The improvement in estimation accuracy and model robustness obtained in this study can be attributed primarily to methodological and data-related design choices rather than to the use of a fundamentally different geomagnetic index. First, the ANN was trained using a focused dataset centered on a super geomagnetic storm, which exposes the model to extreme nonlinear variations in solar wind–magnetosphere coupling that are often underrepresented in long-term datasets dominated by quiet conditions. This enables the network to learn storm-time dynamics more effectively.
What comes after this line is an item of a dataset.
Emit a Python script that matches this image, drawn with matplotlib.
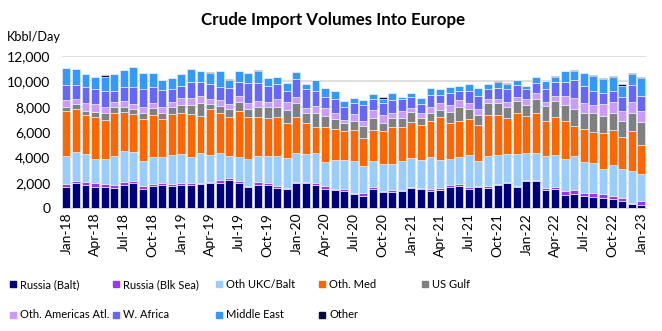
import numpy as np
import matplotlib.pyplot as plt
from matplotlib.lines import Line2D
from matplotlib.ticker import FuncFormatter

plt.rcParams['font.family'] = ['Lato', 'DejaVu Sans']

# month labels Jan-18 .. Jan-23
mon = ['Jan', 'Feb', 'Mar', 'Apr', 'May', 'Jun', 'Jul', 'Aug', 'Sep', 'Oct', 'Nov', 'Dec']
months = [f'{m}-{y}' for y in range(18, 23) for m in mon] + ['Jan-23']

# kbbl/day by source
russia_balt = [1680, 1950, 1790, 1680, 1680, 1550, 1790, 1950, 1470, 1760,
               1820, 1740, 1790, 1840, 1870, 1950, 2000, 2210, 1950, 1630,
               1820, 1840, 1550, 1470, 1950, 1950, 1840, 1530, 1420, 1370,
               1100, 970, 1470, 1290, 1290, 1320, 1550, 1470, 1340, 1420,
               1630, 1740, 1530, 1630, 1610, 1790, 1950, 1630, 2100, 2100,
               1420, 1470, 1000, 1100, 950, 890, 820, 740, 580, 340, 220]
russia_blk = [210, 180, 290, 290, 210, 270, 240, 150, 240, 130,
              180, 180, 160, 160, 130, 130, 180, 180, 180, 130,
              210, 110, 160, 130, 80, 100, 160, 180, 80, 160,
              110, 190, 160, 80, 130, 130, 110, 110, 160, 130,
              210, 150, 150, 110, 130, 100, 130, 110, 80, 80,
              130, 210, 320, 320, 260, 270, 260, 230, 210, 80, 300]
oth_ukc = [2210, 2290, 2180, 1900, 1980, 2280, 2470, 2350, 2000, 2140,
           2000, 2260, 2310, 2000, 2340, 2100, 2140, 1710, 1920, 2080,
           2070, 2150, 2390, 2370, 2290, 2210, 2320, 1920, 2320, 2290,
           2500, 2160, 2110, 2100, 2050, 2290, 2260, 2210, 2500, 2240,
           2050, 2110, 2480, 2000, 2360, 2290, 2180, 2520, 2190, 2140,
           2550, 2530, 2520, 2680, 2450, 2370, 1970, 2400, 2310, 2530, 2160]
oth_med = [3560, 3400, 3060, 3290, 3100, 3370, 3100, 3000, 3290, 3290,
           3000, 3220, 3210, 3400, 2950, 3660, 3150, 3110, 3630, 3370,
           3110, 3030, 3110, 2770, 2890, 2420, 2100, 2790, 2440, 2260,
           2450, 2230, 2420, 2630, 2900, 2630, 2900, 2760, 2840, 3370,
           2790, 2870, 2870, 2810, 3220, 3160, 2870, 3210, 2920, 3150,
           2770, 2950, 3030, 2400, 2580, 2500, 2900, 2790, 2530, 3130, 2310]
us_gulf = [340, 380, 340, 440, 500, 480, 400, 340, 530, 580,
           500, 550, 660, 730, 970, 370, 580, 580, 710, 580,
           790, 870, 790, 1000, 1050, 850, 1050, 870, 770, 600,
           730, 920, 940, 640, 710, 760, 760, 580, 630, 580,
           920, 1080, 760, 770, 940, 980, 870, 1000, 870, 1110,
           1180, 1310, 1260, 1340, 1290, 1440, 1340, 1310, 1260, 1450, 1770]
oth_americas = [530, 430, 660, 610, 530, 390, 450, 450, 420, 420,
                450, 450, 580, 530, 580, 370, 480, 420, 450, 530,
                470, 400, 580, 660, 480, 390, 580, 630, 440, 270,
                530, 420, 640, 580, 450, 550, 310, 400, 530, 520,
                530, 580, 470, 520, 350, 260, 370, 320, 470, 470,
                350, 400, 710, 820, 790, 690, 890, 870, 770, 810, 920]
w_africa = [1150, 1110, 1230, 1210, 1260, 900, 1100, 1310, 1420, 1230,
            1350, 1000, 950, 1310, 1130, 1180, 1000, 1240, 1130, 1520,
            1420, 1260, 1210, 840, 1440, 1450, 1210, 870, 1110, 1050,
            840, 1240, 890, 1000, 1000, 900, 850, 650, 890, 630,
            920, 680, 950, 1000, 790, 920, 1000, 890, 740, 790,
            1000, 1100, 1130, 1440, 1310, 1080, 920, 920, 1130, 1370, 1130]
middle_east = [1350, 1210, 1000, 950, 1110, 1310, 1350, 1550, 1260, 1130,
               800, 840, 920, 980, 870, 900, 1260, 650, 870, 840,
               900, 580, 530, 600, 560, 420, 840, 710, 680, 470,
               420, 400, 370, 310, 570, 160, 340, 480, 560, 480,
               480, 420, 550, 610, 360, 470, 420, 420, 290, 530,
               650, 400, 820, 720, 1000, 1180, 1080, 1080, 870, 870, 1450]
other = [0, 0, 0, 0, 100, 0, 0, 0, 0, 0,
         0, 0, 0, 0, 0, 80, 0, 110, 0, 0,
         110, 0, 0, 0, 0, 0, 0, 0, 0, 0,
         0, 0, 0, 110, 0, 0, 0, 0, 0, 0,
         0, 0, 0, 0, 0, 80, 100, 0, 0, 0,
         0, 80, 0, 80, 0, 80, 110, 80, 100, 80, 80]

series = [
    ('Russia (Balt)', russia_balt, '#00007F'),
    ('Russia (Blk Sea)', russia_blk, '#9933FF'),
    ('Oth UKC/Balt', oth_ukc, '#99CCFF'),
    ('Oth. Med', oth_med, '#FF6600'),
    ('US Gulf', us_gulf, '#808080'),
    ('Oth. Americas Atl.', oth_americas, '#CC99FF'),
    ('W. Africa', w_africa, '#6666FF'),
    ('Middle East', middle_east, '#3399FF'),
    ('Other', other, '#0A0A40'),
]

fig = plt.figure(figsize=(6.62, 3.31), dpi=100)
ax = fig.add_axes([0.093, 0.3716, 0.883, 0.4592])

x = np.arange(len(months))
bottom = np.zeros(len(months))
for name, vals, col in series:
    vals = np.array(vals, dtype=float)
    ax.bar(x, vals, 0.83, bottom=bottom, color=col, edgecolor='#E4ECF6',
           linewidth=0.5, zorder=3)
    bottom += vals

ax.set_xlim(-0.5, len(months) - 0.5)
ax.set_ylim(0, 12000)
ax.set_yticks(range(0, 12001, 2000))
ax.yaxis.set_major_formatter(FuncFormatter(lambda v, p: f'{v:,.0f}'))
ax.grid(axis='y', color='#D9D9D9', linewidth=1.2, zorder=0)
for s in ['top', 'right', 'left']:
    ax.spines[s].set_visible(False)
ax.spines['bottom'].set_color('#D9D9D9')
ax.set_xticks(x[::3])
ax.set_xticklabels(months[::3], rotation=90)
ax.tick_params(axis='both', length=0, labelsize=10)
ax.tick_params(axis='y', pad=8)

fig.text(0.503, 0.94, 'Crude Import Volumes Into Europe', ha='center', va='center',
         fontsize=12.2, fontweight='bold')
fig.text(7 / 662, 1 - 37 / 331, 'Kbbl/Day', ha='left', va='center', fontsize=9.2)

# legend: 5 columns, 2 rows
col_x = [9, 112, 215, 318, 421]
for j in range(5):
    items = [series[j]] + ([series[j + 5]] if j + 5 < len(series) else [])
    handles = [Line2D([], [], ls='', marker='s', markersize=4.2, color=c) for _, _, c in items]
    labels = [n for n, _, _ in items]
    fig.legend(handles, labels, loc='upper left',
               bbox_to_anchor=(col_x[j] / 662, 1 - 279 / 331),
               frameon=False, fontsize=8, handlelength=0.7, handletextpad=0.3,
               borderpad=0, borderaxespad=0, labelspacing=1.75)

fig.savefig('out.png', dpi=100)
Second, the simultaneous inclusion of key solar wind parameters (Bz, interplanetary electric field, dynamic pressure, proton density, and solar wind speed) allows the model to capture complementary physical drivers of geomagnetic activity. Third, the use of a nonlinear ANN architecture with a sigmoid activation function enhances the sensitivity to abrupt transitions and saturation effects, which are characteristic of intense geomagnetic disturbances. Together, these factors contribute to the increased model stability and predictive robustness during highly disturbed conditions, explaining the superior performance observed in comparison with the previous studies summarized in Table 2.